Mathilde Velliet : La Chine ne sort pas véritablement victorieuse, juste moins perdante ! Certes, elle a pu en partie compenser la baisse des exportations vers les États-Unis en augmentant ses ventes vers d’autres pays. Mais cette guerre tarifaire s’est ajoutée aux autres facteurs contribuant au ralentissement de la croissance économique chinoise. Elle a aussi entraîné une dépréciation du renminbi par rapport au dollar, et une forte baisse du marché boursier chinois.

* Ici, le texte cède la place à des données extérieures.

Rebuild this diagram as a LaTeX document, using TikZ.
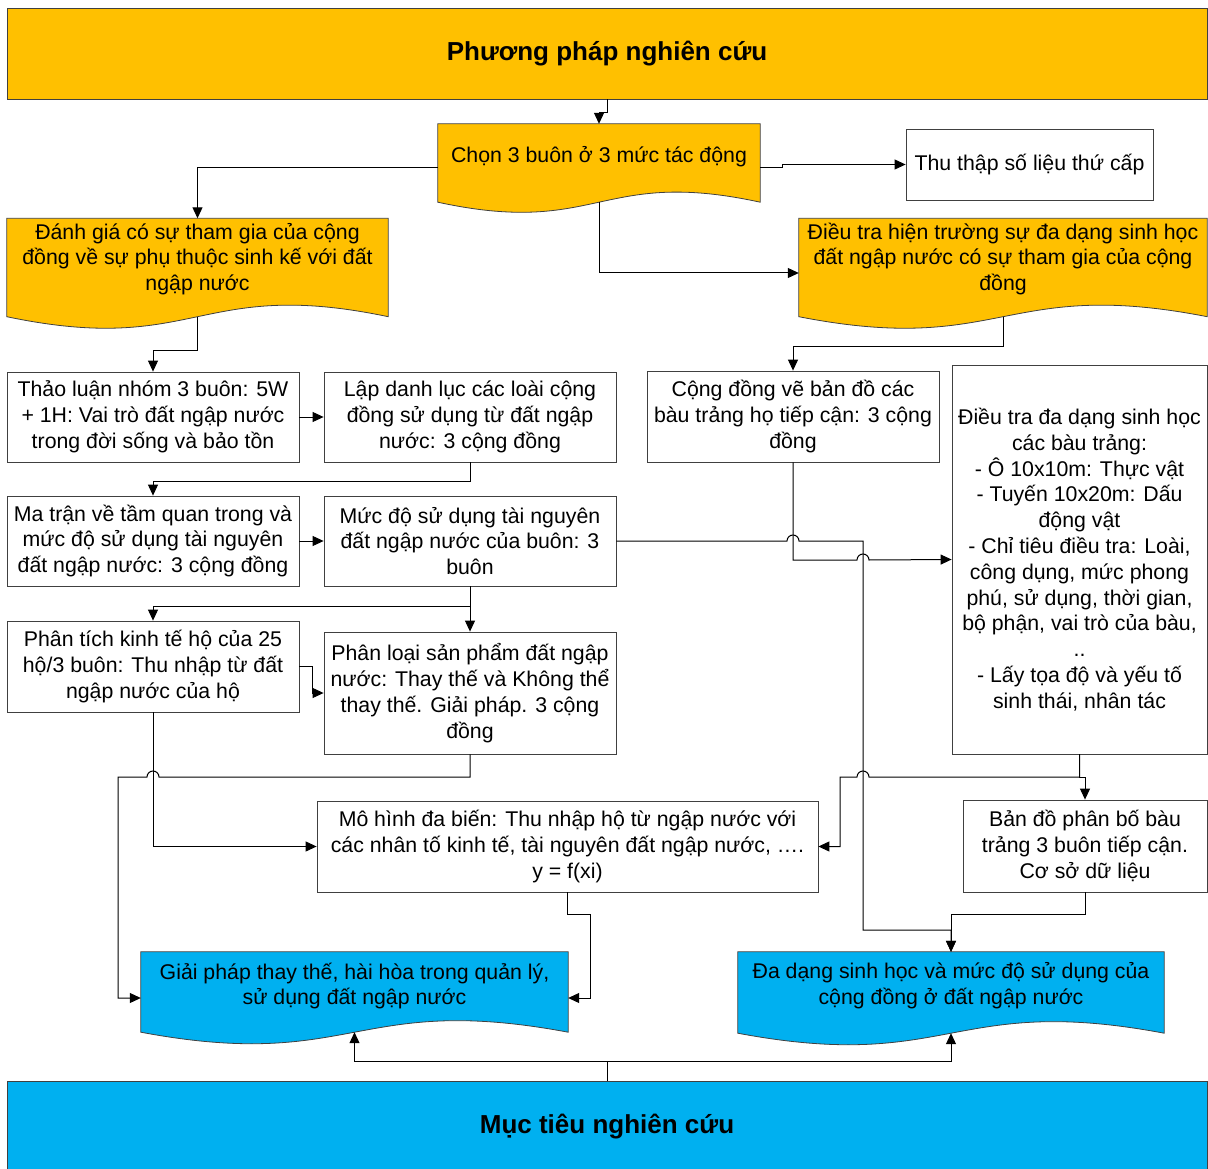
\documentclass[tikz,border=0pt]{standalone}
\usepackage{fontspec}
\setmainfont{Liberation Sans}
\usetikzlibrary{arrows.meta, positioning, calc, backgrounds}
\definecolor{vang}{HTML}{FFC000}
\definecolor{xanh}{HTML}{00B0F0}
\definecolor{vien}{HTML}{404040}

% document shape: wavy bottom under a named node
\newcommand{\docwave}[4]{%
  \filldraw[fill=#2, draw=vien, line width=0.8pt] (#1.north west) -- (#1.north east)
    -- ($(#1.south east)+(0,#3)$) .. controls ($(#1.south)+(0,#3-#4)$) and ($(#1.south)+(0,#3+#4)$) .. ($(#1.south west)+(0,#3)$) -- cycle;
  \coordinate (#1-w) at ($(#1.south)+(0,#3)$);
}

\begin{document}
\begin{tikzpicture}[x=1pt, y=-1pt, font=\fontsize{21.3}{25.8}\selectfont,
    box/.style={draw=vien, line width=0.8pt, fill=white, rectangle, align=center, inner sep=2pt},
    docbox/.style={rectangle, align=center, inner sep=2pt},
    banner/.style={draw=vien, line width=0.8pt, rectangle, minimum width=1200pt, minimum height=91pt, font=\fontsize{26}{30}\selectfont\bfseries},
    conn/.style={line width=1pt},
    >={Triangle[length=11pt,width=10pt]}]
  \useasboundingbox (0,0) rectangle (1208,1169);

  % banners
  \node[banner, fill=vang] (pp) at (607,53.5) {Phương pháp nghiên cứu};
  \node[banner, fill=xanh] (mt) at (607,1126.5) {Mục tiêu nghiên cứu};

  % document shapes (text area only, wave drawn behind)
  \node[docbox, minimum width=322pt, minimum height=66pt] (chon) at (599,157) {Chọn 3 buôn ở 3 mức tác động};
  \node[docbox, minimum width=381pt, minimum height=81pt] (danhgia) at (197.5,259) {Đánh giá có sự tham gia của cộng\\đồng về sự phụ thuộc sinh kế với đất\\ngập nước};
  \node[docbox, minimum width=408pt, minimum height=81pt] (dieutraht) at (1003,259) {Điều tra hiện trường sự đa dạng sinh học\\đất ngập nước có sự tham gia của cộng\\đồng};
  \node[docbox, minimum width=427pt, minimum height=68pt] (giaiphap) at (354.5,986) {Giải pháp thay thế, hài hòa trong quản lý,\\sử dụng đất ngập nước};
  \node[docbox, minimum width=426pt, minimum height=68pt] (dadang) at (951,986) {Đa dạng sinh học và mức độ sử dụng của\\cộng đồng ở đất ngập nước};

  % boxes
  \node[box, minimum width=247pt, minimum height=71pt] (thuthap) at (1029.5,164.5) {Thu thập số liệu thứ cấp};
  \node[box, minimum width=292pt, minimum height=90pt] (thaoluan) at (153,417) {Thảo luận nhóm 3 buôn: 5W\\+ 1H: Vai trò đất ngập nước\\trong đời sống và bảo tồn};
  \node[box, minimum width=292pt, minimum height=90pt] (lapdanhluc) at (470,417) {Lập danh lục các loài cộng\\đồng sử dụng từ đất ngập\\nước: 3 cộng đồng};
  \node[box, minimum width=292pt, minimum height=91pt] (congdongve) at (793,416.5) {Cộng đồng vẽ bản đồ các\\bàu trảng họ tiếp cận: 3 cộng\\đồng};
  \node[box, minimum width=255pt, minimum height=389pt] (dieutradd) at (1079.5,559.5) {Điều tra đa dạng sinh học\\các bàu trảng:\\- Ô 10x10m: Thực vật\\- Tuyến 10x20m: Dấu\\động vật\\- Chỉ tiêu điều tra: Loài,\\công dụng, mức phong\\phú, sử dụng, thời gian,\\bộ phận, vai trò của bàu,\\..\\- Lấy tọa độ và yếu tố\\sinh thái, nhân tác};
  \node[box, minimum width=292pt, minimum height=90pt] (matran) at (153,541) {Ma trận về tầm quan trong và\\mức độ sử dụng tài nguyên\\đất ngập nước: 3 cộng đồng};
  \node[box, minimum width=292pt, minimum height=90pt] (mucdo) at (470,541) {Mức độ sử dụng tài nguyên\\đất ngập nước của buôn: 3\\buôn};
  \node[box, minimum width=292pt, minimum height=91pt] (phantich) at (153,666.5) {Phân tích kinh tế hộ của 25\\hộ/3 buôn: Thu nhập từ đất\\ngập nước của hộ};
  \node[box, minimum width=292pt, minimum height=122pt] (phanloai) at (470,693) {Phân loại sản phẩm đất ngập\\nước: Thay thế và Không thể\\thay thế. Giải pháp. 3 cộng\\đồng};
  \node[box, minimum width=501pt, minimum height=91pt] (mohinh) at (567.5,846.5) {Mô hình đa biến: Thu nhập hộ từ ngập nước với\\các nhân tố kinh tế, tài nguyên đất ngập nước, ….\\y = f(xi)};
  \node[box, minimum width=244pt, minimum height=92pt] (bando) at (1085,846) {Bản đồ phân bố bàu\\trảng 3 buôn tiếp cận.\\Cơ sở dữ liệu};

  \begin{scope}[on background layer]
    \docwave{chon}{vang}{12}{35}
    \docwave{danhgia}{vang}{17}{40}
    \docwave{dieutraht}{vang}{17}{40}
    \docwave{giaiphap}{xanh}{12}{40}
    \docwave{dadang}{xanh}{13}{40}
  \end{scope}

  % connectors
  \draw[conn, ->] (pp.south) -- ++(0,13) -| (chon.north);
  \draw[conn, ->] ($(chon.west)+(0,11)$) -| (danhgia.north);
  \draw[conn, ->] ($(chon.east)+(0,11)$) -- ++(22,0) |- (thuthap.west);
  \draw[conn, ->] (chon-w) |- ($(dieutraht.west)+(0,14)$);
  \draw[conn, ->] (danhgia-w) -- ++(0,34) -| (thaoluan.north);
  \draw[conn, ->] (dieutraht-w) -- ++(0,30) -| (congdongve.north);
  \draw[conn, ->] (thaoluan.east) -- (lapdanhluc.west);
  \draw[conn, ->] (lapdanhluc.south) -- ++(0,19) -| (matran.north);
  \draw[conn, ->] (matran.east) -- (mucdo.west);
  \draw[conn, ->] (mucdo.south) -- (phanloai.north);
  \draw[conn, ->] (mucdo.south) -- ++(0,20) -| (phantich.north);
  \draw[conn, ->] (phantich.east) -- ++(13,0) |- (phanloai.west);
  \draw[conn, ->] (phanloai.south) -- (470,777) -- (159,777) arc[start angle=0, end angle=-180, radius=6] -- (118,777) |- ($(giaiphap.west)+(0,12)$);
  \draw[conn, ->] (phantich.south) |- (mohinh.west);
  \draw[conn, ->] (mucdo.east) -- (787,541) arc[start angle=180, end angle=360, radius=6] -- (863,541) -- (863,930) -| (dadang.north);
  \draw[conn, ->] (congdongve.south) -- (793,560) -- (857,560) arc[start angle=180, end angle=360, radius=6] -- (dieutradd.west);
  \draw[conn, ->] (dieutradd.south) -- (1079.5,777) -| (bando.north);
  \draw[conn, ->] (dieutradd.south) -- (1079.5,777) -- (869,777) arc[start angle=0, end angle=-180, radius=6] -- (840,777) |- (mohinh.east);
  \draw[conn, ->] (bando.south) -- ++(0,22) -| (dadang.north);
  \draw[conn, ->] (mohinh.south) -- ++(0,22) -- ++(23,0) |- ($(giaiphap.east)+(0,12)$);
  \draw[conn, ->] (mt.north) -- ++(0,-19) -| (giaiphap-w);
  \draw[conn, ->] (mt.north) -- ++(0,-19) -| (dadang-w);
\end{tikzpicture}
\end{document}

De plus, certaines entreprises chinoises comme Huawei ou ZTE ont subi de lourdes pertes financières, étant privées de composants essentiels venant des États-Unis ainsi que de l’accès au marché américain.

Les véritables gagnants sont plutôt les territoires vers lesquels Washington et Pékin ont réorienté leurs échanges, comme le Vietnam (qui a vu ses exportations vers les États-Unis augmenter de 35 %), Taiwan, ou encore le Mexique.

La guerre commerciale a-t-elle fait évoluer les relations diplomatiques sino-américaines ? Quelle est la situation aujourd’hui ? L’arrivée de la nouvelle administration démocrate va-t-elle changer la donne ? [...]

Mathilde Velliet : La guerre commerciale lancée par Trump représente certes une rupture radicale dans la forme – sanctions unilatérales et massives, rhétorique très agressive envers le « voleur » chinois, interdiction de certaines entreprises chinoises aux États-Unis – mais pas un changement de paradigme. Elle est une méthode nouvelle de réponse à des griefs anciens, formulés par les États-Unis depuis deux décennies et aujourd’hui dénoncés avec vigueur par les Démocrates comme les Républicains.

L’administration Biden représentera sans aucun doute un changement de style, avec une approche plus structurée et une volonté d’impliquer davantage les alliés américains et les organisations multilatérales (comme l’OMC). Mais elle conservera une ligne dure vis-à-vis de la Chine, soutenue tant par l’inquiétude bipartisane sur le sujet au Congrès que par l’opinion publique américaine. Plusieurs membres de la nouvelle administration - comme Anthony Blinken (Secrétaire d’État) ou Kurt Campbell (responsable de l’Asie au sein du Conseil de Sécurité Nationale) – ont d’ailleurs déclaré que Trump avait raison dans son diagnostic des pratiques prédatrices de la Chine et dans son approche plus ferme envers Pékin. Durant la campagne, Joe Biden avait d’ailleurs refusé de s’engager à lever les barrières douanières encore en place – et il ne l’a toujours pas fait. Un retour au business as usual est donc peu probable.